| Task statement |
Copy exactly the lines from the one containing "What Apache ECharts" through the one containing "350, 400, 450];", both included, and leave out any pictures.

Figure scripts:
=======

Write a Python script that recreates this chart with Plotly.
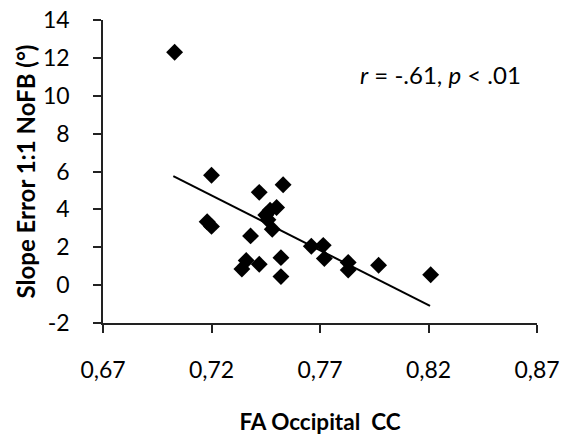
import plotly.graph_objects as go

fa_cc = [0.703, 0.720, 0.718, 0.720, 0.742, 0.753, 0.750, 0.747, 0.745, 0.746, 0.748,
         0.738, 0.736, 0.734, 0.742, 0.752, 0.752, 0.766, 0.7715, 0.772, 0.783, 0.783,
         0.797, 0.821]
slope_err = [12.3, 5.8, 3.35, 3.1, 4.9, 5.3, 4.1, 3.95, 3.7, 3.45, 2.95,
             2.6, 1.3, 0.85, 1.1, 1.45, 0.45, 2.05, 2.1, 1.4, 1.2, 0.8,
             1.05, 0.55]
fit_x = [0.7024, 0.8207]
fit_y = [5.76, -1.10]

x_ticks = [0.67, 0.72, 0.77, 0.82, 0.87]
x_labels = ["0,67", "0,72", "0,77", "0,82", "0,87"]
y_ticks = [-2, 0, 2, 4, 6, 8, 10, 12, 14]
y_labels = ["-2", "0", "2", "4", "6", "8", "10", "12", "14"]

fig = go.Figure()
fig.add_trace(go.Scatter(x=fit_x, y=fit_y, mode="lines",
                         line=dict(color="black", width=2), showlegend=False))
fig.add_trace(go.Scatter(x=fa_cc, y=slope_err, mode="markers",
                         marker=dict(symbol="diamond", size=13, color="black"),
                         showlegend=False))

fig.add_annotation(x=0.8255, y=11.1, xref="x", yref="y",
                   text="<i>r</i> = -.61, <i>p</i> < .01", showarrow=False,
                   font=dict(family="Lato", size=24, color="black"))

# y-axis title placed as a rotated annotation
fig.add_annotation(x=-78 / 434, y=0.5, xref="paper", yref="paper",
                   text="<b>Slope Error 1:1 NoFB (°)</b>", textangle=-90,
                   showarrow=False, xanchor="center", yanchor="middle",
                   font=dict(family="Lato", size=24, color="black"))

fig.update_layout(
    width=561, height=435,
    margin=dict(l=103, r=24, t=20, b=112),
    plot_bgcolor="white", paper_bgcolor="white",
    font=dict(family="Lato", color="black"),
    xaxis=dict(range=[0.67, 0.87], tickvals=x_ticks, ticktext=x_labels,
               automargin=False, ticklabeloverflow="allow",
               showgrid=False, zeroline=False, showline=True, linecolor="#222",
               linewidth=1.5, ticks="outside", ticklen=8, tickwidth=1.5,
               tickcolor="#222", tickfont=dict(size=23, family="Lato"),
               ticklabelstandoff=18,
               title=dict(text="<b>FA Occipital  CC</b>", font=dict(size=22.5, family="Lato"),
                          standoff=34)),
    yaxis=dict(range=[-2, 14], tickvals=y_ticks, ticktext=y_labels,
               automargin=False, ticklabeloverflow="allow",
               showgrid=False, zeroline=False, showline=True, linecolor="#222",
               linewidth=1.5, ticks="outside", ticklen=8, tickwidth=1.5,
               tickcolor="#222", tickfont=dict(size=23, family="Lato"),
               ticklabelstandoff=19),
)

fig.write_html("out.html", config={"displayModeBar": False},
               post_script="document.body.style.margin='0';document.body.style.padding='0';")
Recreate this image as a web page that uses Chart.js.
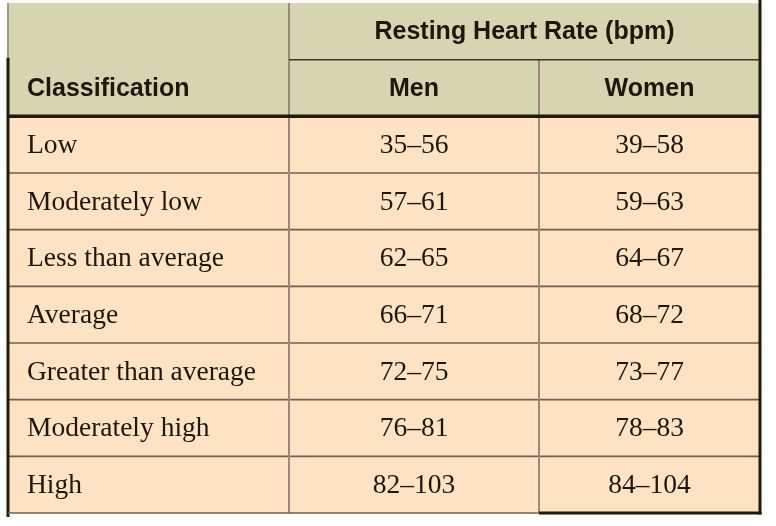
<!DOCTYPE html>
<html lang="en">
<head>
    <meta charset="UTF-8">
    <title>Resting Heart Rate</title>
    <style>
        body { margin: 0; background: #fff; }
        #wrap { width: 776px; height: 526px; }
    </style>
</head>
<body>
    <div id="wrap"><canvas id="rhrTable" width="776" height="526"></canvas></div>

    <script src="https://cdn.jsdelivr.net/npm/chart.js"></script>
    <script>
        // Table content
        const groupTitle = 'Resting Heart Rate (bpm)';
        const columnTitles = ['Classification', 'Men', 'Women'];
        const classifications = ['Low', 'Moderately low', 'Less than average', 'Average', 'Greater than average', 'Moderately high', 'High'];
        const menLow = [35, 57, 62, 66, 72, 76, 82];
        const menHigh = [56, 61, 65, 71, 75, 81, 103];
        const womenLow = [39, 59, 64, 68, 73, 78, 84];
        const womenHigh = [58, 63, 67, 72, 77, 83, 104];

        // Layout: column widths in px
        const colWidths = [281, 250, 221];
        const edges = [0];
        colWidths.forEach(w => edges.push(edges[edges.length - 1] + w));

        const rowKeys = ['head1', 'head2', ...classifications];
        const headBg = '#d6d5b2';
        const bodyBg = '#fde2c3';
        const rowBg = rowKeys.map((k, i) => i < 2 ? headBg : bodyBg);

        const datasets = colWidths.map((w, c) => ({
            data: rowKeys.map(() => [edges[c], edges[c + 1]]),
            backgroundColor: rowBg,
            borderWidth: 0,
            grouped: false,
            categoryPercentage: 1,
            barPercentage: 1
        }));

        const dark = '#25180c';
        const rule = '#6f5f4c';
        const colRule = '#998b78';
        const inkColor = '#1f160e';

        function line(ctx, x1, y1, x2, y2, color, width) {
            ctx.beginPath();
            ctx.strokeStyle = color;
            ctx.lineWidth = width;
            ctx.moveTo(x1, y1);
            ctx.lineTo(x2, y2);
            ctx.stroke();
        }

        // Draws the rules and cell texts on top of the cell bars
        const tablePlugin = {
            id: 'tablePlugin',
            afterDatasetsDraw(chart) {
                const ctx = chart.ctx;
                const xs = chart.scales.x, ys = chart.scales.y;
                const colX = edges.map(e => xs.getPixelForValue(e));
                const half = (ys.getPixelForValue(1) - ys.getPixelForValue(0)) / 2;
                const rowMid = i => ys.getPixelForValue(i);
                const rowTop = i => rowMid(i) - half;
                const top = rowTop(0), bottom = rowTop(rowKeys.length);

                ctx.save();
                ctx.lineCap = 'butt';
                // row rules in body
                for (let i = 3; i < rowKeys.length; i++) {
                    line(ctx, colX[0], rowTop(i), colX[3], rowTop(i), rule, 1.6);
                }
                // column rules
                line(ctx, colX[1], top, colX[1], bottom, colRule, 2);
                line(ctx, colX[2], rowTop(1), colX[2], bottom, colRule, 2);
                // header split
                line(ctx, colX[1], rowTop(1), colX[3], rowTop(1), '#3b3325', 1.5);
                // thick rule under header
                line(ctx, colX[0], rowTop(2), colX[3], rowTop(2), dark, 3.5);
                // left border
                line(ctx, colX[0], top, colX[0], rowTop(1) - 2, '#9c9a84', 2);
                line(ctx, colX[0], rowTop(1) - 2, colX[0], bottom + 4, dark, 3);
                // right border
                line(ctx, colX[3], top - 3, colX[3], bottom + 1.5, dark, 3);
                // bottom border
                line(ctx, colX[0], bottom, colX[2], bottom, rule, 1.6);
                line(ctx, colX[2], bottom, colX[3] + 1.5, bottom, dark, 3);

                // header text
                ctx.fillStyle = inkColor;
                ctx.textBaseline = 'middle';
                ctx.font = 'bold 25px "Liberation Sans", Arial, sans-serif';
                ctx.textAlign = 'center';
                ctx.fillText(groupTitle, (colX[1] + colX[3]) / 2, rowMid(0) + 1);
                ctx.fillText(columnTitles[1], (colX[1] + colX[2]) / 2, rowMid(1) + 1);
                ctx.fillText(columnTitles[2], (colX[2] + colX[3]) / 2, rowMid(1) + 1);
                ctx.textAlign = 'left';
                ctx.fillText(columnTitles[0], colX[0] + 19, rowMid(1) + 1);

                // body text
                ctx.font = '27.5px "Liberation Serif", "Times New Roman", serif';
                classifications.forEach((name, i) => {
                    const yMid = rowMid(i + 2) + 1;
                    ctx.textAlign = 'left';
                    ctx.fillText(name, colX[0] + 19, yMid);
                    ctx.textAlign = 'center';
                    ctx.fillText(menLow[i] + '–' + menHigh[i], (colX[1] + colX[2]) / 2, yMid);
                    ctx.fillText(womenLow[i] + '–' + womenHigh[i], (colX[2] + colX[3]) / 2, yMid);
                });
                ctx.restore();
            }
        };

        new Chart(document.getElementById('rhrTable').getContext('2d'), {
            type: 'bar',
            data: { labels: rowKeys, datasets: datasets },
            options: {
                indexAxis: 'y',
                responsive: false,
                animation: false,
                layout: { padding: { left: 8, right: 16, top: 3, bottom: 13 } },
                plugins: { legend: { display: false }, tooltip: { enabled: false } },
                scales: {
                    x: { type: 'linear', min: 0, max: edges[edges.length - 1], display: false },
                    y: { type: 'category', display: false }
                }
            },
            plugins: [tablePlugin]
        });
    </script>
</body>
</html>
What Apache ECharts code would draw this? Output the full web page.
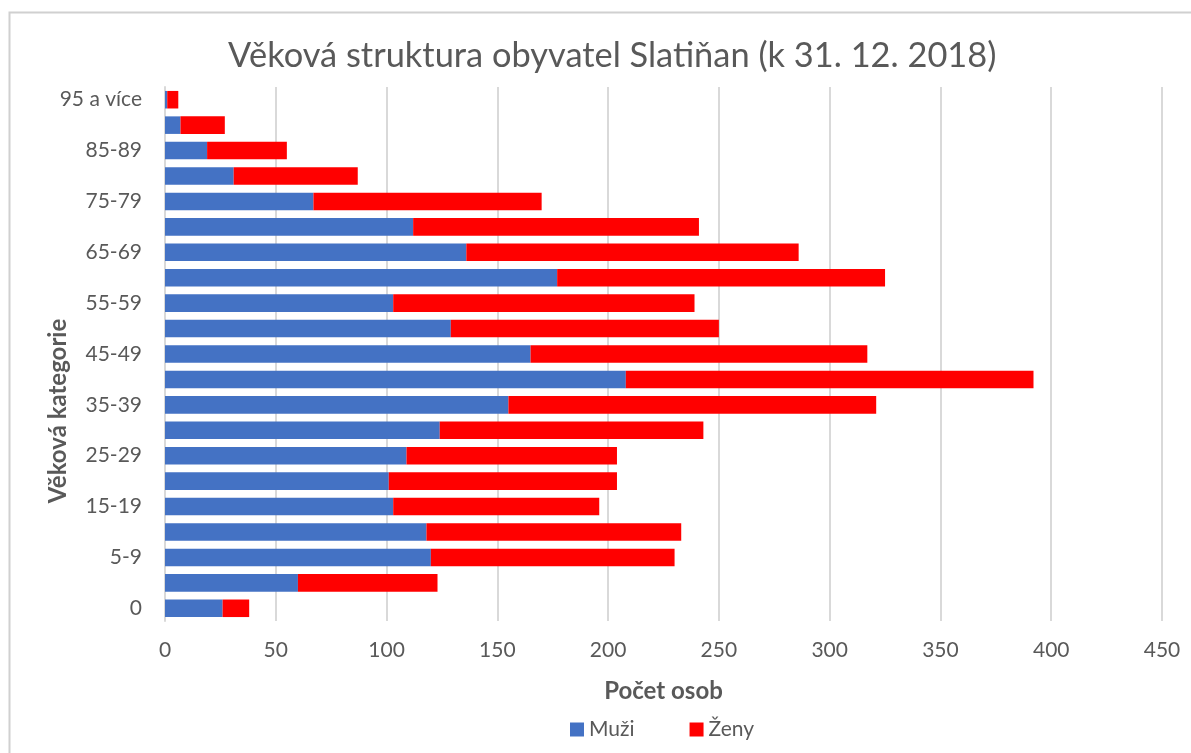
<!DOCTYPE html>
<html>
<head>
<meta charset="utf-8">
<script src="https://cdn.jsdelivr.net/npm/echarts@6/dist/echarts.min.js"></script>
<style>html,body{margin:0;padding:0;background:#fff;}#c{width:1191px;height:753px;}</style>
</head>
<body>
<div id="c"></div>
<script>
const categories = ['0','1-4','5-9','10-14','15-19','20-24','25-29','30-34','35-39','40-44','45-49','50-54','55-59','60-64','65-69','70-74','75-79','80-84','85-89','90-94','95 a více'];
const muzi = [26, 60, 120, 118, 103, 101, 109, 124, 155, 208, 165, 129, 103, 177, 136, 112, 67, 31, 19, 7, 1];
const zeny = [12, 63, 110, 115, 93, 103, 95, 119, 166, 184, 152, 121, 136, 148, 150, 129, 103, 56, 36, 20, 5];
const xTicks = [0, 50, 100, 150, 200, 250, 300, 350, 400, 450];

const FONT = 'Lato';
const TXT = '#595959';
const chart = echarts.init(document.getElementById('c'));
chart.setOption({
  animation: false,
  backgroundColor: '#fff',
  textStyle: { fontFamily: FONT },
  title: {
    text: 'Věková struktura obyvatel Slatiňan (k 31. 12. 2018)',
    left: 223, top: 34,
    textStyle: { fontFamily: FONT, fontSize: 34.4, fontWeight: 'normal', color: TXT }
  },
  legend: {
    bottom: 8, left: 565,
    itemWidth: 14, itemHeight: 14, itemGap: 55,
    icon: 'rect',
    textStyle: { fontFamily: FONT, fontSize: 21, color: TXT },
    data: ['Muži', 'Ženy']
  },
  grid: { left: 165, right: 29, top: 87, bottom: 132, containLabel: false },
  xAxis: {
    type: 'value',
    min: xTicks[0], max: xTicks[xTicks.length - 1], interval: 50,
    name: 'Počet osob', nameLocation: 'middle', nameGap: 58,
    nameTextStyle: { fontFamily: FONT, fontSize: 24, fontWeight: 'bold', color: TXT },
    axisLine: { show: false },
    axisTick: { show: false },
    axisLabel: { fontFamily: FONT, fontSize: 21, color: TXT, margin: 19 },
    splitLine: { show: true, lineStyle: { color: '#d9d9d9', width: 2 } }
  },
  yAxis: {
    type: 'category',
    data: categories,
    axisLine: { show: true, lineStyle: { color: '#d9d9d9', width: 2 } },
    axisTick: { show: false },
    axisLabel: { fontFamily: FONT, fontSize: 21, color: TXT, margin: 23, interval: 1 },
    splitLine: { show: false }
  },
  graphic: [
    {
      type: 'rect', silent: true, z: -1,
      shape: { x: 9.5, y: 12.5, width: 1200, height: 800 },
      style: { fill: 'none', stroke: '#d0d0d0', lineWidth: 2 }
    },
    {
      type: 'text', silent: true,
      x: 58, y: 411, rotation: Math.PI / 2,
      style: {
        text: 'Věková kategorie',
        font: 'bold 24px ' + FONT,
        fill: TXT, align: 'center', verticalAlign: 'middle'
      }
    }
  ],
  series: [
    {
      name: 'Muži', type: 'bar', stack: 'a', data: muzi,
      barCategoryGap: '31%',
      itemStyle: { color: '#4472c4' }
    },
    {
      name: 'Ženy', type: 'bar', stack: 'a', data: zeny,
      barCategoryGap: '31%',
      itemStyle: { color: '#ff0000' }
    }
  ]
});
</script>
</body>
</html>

=======

| Response to the exercise |
What Apache ECharts code would draw this? Output the full web page.
<!DOCTYPE html>
<html>
<head>
<meta charset="utf-8">
<script src="https://cdn.jsdelivr.net/npm/echarts@6/dist/echarts.min.js"></script>
<style>html,body{margin:0;padding:0;background:#fff;}#c{width:1191px;height:753px;}</style>
</head>
<body>
<div id="c"></div>
<script>
const categories = ['0','1-4','5-9','10-14','15-19','20-24','25-29','30-34','35-39','40-44','45-49','50-54','55-59','60-64','65-69','70-74','75-79','80-84','85-89','90-94','95 a více'];
const muzi = [26, 60, 120, 118, 103, 101, 109, 124, 155, 208, 165, 129, 103, 177, 136, 112, 67, 31, 19, 7, 1];
const zeny = [12, 63, 110, 115, 93, 103, 95, 119, 166, 184, 152, 121, 136, 148, 150, 129, 103, 56, 36, 20, 5];
const xTicks = [0, 50, 100, 150, 200, 250, 300, 350, 400, 450];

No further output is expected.